Task to complete =
Gather all lines in the entries below that include the word "this".

Data rows =
>> Start
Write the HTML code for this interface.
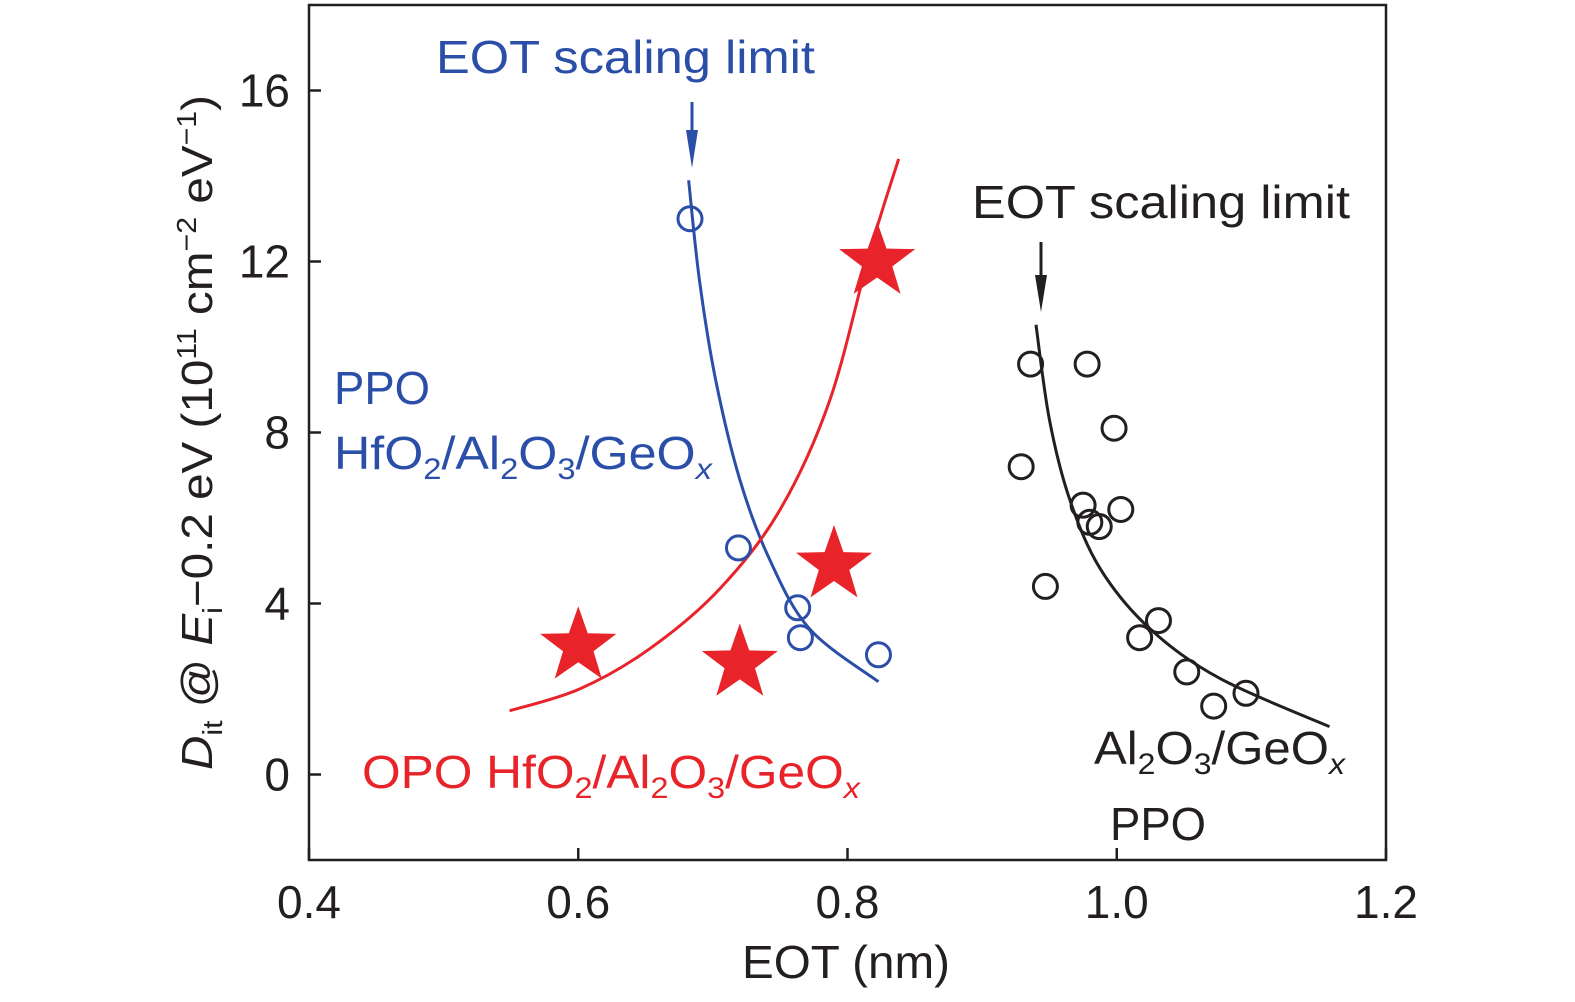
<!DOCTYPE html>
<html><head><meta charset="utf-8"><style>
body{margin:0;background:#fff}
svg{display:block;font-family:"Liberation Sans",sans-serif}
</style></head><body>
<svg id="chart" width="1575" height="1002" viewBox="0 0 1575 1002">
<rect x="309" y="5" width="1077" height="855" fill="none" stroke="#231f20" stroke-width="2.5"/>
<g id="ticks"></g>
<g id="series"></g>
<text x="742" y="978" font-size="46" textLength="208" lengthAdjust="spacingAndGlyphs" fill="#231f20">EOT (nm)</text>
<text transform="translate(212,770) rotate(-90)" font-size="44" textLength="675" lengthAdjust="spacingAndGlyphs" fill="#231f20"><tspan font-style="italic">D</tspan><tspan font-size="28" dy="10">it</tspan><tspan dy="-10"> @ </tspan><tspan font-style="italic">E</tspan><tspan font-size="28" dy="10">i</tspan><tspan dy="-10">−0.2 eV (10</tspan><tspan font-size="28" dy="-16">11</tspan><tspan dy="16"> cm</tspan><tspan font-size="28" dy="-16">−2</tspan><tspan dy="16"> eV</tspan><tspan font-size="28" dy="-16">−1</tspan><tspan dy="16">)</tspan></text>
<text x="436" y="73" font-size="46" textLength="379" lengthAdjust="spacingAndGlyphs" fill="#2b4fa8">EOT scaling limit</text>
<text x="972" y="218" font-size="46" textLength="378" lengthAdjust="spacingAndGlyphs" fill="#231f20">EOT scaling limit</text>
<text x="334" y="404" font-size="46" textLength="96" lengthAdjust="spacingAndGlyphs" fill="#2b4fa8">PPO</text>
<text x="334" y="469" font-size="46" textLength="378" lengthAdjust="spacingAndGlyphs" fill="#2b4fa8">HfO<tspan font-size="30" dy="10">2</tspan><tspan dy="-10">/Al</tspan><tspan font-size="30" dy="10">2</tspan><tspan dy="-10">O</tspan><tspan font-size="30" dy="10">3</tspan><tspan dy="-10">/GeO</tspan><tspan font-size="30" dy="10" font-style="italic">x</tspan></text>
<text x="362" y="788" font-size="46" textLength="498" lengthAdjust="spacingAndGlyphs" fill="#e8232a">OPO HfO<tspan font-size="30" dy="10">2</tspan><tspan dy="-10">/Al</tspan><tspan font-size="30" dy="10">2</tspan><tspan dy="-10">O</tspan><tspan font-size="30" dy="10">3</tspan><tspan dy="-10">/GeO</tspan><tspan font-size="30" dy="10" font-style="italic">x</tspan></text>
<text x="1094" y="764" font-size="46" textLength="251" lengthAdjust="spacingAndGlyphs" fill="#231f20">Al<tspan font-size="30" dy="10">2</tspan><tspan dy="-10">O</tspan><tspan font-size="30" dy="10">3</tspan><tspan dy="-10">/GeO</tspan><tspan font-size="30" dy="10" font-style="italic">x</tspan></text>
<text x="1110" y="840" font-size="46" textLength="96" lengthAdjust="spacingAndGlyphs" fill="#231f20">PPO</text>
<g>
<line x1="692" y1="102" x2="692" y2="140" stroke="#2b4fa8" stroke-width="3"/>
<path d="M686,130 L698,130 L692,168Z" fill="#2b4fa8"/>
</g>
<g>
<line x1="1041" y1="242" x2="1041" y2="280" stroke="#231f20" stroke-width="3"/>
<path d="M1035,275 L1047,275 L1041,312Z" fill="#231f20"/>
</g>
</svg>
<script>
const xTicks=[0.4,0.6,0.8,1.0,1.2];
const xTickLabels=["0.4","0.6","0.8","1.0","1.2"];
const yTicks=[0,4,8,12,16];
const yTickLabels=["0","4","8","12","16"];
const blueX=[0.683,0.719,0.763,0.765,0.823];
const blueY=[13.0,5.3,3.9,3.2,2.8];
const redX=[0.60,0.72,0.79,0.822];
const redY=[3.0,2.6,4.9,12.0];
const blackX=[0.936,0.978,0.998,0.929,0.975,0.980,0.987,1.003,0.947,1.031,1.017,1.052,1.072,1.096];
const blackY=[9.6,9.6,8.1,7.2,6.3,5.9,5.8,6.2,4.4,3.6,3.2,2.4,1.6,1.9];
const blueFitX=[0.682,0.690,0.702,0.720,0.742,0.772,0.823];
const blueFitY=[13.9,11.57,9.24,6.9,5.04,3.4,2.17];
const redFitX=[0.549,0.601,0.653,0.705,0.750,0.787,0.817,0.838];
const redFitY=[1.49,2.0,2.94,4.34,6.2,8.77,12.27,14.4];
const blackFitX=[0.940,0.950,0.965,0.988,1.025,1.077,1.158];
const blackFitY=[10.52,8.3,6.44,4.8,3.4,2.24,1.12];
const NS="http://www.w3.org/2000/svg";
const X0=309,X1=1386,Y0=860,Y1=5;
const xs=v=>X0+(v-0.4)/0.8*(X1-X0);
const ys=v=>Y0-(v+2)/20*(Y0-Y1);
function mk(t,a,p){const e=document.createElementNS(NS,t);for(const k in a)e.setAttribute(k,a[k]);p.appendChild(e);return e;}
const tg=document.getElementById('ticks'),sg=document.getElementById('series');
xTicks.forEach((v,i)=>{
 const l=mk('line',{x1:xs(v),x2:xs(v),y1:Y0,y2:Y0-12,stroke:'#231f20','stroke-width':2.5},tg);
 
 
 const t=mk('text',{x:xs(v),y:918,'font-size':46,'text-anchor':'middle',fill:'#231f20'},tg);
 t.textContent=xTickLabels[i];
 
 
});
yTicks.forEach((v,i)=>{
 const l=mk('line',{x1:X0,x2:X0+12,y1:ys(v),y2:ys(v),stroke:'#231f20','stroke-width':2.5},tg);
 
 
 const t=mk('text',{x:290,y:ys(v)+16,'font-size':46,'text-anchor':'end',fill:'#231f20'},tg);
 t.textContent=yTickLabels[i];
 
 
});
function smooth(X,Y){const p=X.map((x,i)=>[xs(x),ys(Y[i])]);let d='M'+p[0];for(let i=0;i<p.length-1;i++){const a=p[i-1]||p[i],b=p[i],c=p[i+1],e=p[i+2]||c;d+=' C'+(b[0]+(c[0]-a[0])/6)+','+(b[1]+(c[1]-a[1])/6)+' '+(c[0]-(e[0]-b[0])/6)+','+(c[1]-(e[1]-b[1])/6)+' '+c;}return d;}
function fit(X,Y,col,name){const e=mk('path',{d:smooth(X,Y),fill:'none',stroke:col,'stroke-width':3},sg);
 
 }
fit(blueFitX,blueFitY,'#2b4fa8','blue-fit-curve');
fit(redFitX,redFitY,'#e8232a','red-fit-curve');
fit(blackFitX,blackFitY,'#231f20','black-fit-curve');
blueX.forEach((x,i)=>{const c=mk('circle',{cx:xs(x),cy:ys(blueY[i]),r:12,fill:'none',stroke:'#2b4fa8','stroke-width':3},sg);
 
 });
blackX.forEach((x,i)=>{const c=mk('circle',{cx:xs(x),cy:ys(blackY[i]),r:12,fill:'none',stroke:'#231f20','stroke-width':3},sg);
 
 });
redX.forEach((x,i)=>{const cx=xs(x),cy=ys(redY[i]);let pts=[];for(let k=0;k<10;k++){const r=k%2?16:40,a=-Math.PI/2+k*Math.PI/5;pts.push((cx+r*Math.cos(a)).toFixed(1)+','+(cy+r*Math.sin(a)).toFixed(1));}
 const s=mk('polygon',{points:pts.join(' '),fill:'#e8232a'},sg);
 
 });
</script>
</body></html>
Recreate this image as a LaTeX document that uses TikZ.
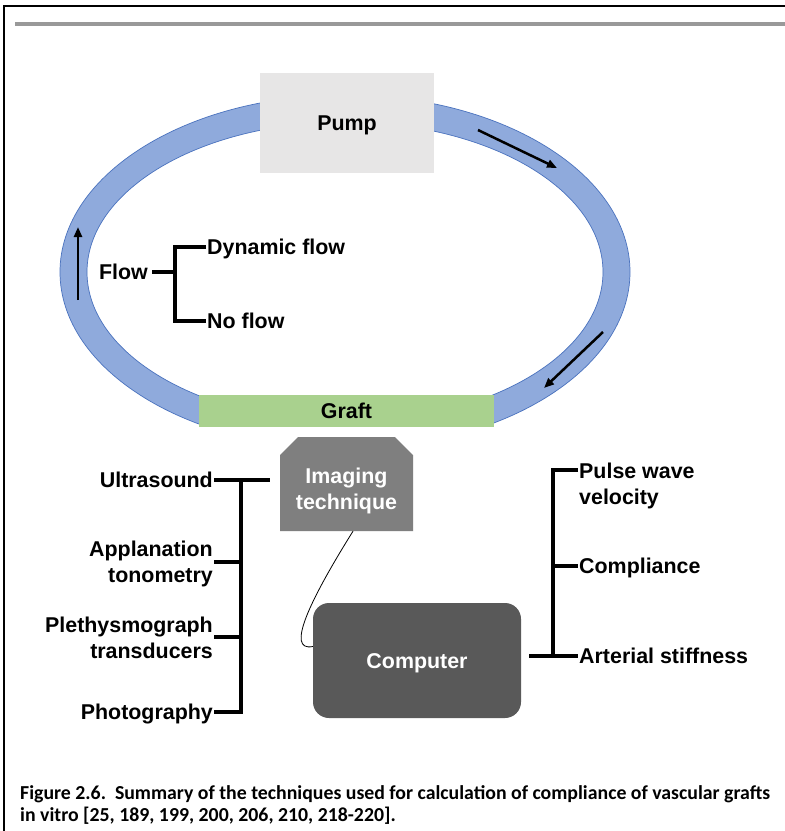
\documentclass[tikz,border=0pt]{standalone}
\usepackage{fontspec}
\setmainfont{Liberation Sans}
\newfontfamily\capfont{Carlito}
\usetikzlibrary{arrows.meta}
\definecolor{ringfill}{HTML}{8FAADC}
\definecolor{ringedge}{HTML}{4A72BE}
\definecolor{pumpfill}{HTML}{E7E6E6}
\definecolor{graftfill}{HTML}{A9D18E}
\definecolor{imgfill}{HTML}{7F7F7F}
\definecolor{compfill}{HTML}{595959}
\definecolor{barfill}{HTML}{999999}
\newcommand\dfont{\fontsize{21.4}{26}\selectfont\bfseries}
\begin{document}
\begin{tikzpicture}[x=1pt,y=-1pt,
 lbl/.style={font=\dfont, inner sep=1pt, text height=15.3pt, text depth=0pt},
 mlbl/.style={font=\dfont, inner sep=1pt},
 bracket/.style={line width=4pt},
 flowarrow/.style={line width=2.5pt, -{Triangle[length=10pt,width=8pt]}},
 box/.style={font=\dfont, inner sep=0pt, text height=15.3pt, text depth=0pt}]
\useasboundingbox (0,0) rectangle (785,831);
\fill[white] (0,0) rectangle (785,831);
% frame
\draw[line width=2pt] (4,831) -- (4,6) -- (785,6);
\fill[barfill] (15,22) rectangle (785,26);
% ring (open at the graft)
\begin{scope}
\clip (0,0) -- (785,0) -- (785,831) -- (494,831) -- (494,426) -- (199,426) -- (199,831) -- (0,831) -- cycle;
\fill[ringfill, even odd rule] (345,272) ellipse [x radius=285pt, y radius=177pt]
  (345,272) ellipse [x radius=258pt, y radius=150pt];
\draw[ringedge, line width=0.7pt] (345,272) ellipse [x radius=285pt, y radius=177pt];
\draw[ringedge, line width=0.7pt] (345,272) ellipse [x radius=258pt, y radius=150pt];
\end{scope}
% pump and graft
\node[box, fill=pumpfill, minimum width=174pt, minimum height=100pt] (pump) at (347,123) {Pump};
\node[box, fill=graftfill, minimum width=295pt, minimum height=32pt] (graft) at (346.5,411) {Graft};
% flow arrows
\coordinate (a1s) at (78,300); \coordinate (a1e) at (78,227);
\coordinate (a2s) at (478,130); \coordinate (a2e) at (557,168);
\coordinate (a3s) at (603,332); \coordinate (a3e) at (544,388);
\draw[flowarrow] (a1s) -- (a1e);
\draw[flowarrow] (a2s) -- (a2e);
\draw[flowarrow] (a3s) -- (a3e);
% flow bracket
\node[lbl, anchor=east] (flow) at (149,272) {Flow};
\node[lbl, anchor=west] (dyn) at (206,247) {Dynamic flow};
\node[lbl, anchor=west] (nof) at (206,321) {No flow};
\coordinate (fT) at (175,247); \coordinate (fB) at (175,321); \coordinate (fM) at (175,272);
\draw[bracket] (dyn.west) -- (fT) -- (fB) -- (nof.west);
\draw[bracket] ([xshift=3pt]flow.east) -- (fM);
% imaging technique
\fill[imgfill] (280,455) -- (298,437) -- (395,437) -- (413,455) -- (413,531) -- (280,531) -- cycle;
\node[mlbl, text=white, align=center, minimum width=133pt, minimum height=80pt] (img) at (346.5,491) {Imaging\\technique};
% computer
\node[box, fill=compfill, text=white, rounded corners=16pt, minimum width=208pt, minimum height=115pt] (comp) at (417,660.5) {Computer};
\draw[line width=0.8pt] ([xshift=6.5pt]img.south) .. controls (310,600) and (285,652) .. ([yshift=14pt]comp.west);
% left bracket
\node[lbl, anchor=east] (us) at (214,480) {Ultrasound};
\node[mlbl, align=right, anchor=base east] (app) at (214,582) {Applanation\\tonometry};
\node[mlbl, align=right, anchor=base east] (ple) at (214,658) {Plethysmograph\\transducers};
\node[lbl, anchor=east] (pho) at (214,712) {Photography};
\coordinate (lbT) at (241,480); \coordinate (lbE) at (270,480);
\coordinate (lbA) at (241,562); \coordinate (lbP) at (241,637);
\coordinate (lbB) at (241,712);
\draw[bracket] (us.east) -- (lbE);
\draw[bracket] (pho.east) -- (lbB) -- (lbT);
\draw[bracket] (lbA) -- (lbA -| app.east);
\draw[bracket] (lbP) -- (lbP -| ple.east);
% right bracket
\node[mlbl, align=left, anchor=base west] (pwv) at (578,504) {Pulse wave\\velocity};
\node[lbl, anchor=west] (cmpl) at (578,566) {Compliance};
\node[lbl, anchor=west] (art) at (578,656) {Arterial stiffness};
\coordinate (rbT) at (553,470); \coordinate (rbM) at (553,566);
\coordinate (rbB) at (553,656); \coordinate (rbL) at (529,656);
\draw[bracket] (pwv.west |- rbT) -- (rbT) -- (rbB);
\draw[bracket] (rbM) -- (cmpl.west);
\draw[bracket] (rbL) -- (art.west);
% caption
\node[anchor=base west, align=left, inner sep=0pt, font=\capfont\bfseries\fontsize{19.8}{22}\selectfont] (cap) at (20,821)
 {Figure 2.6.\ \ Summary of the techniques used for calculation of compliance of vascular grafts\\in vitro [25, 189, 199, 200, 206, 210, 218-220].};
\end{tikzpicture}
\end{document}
>> End
Output of the task =
Write the HTML code for this interface.
Recreate this image as a LaTeX document that uses TikZ.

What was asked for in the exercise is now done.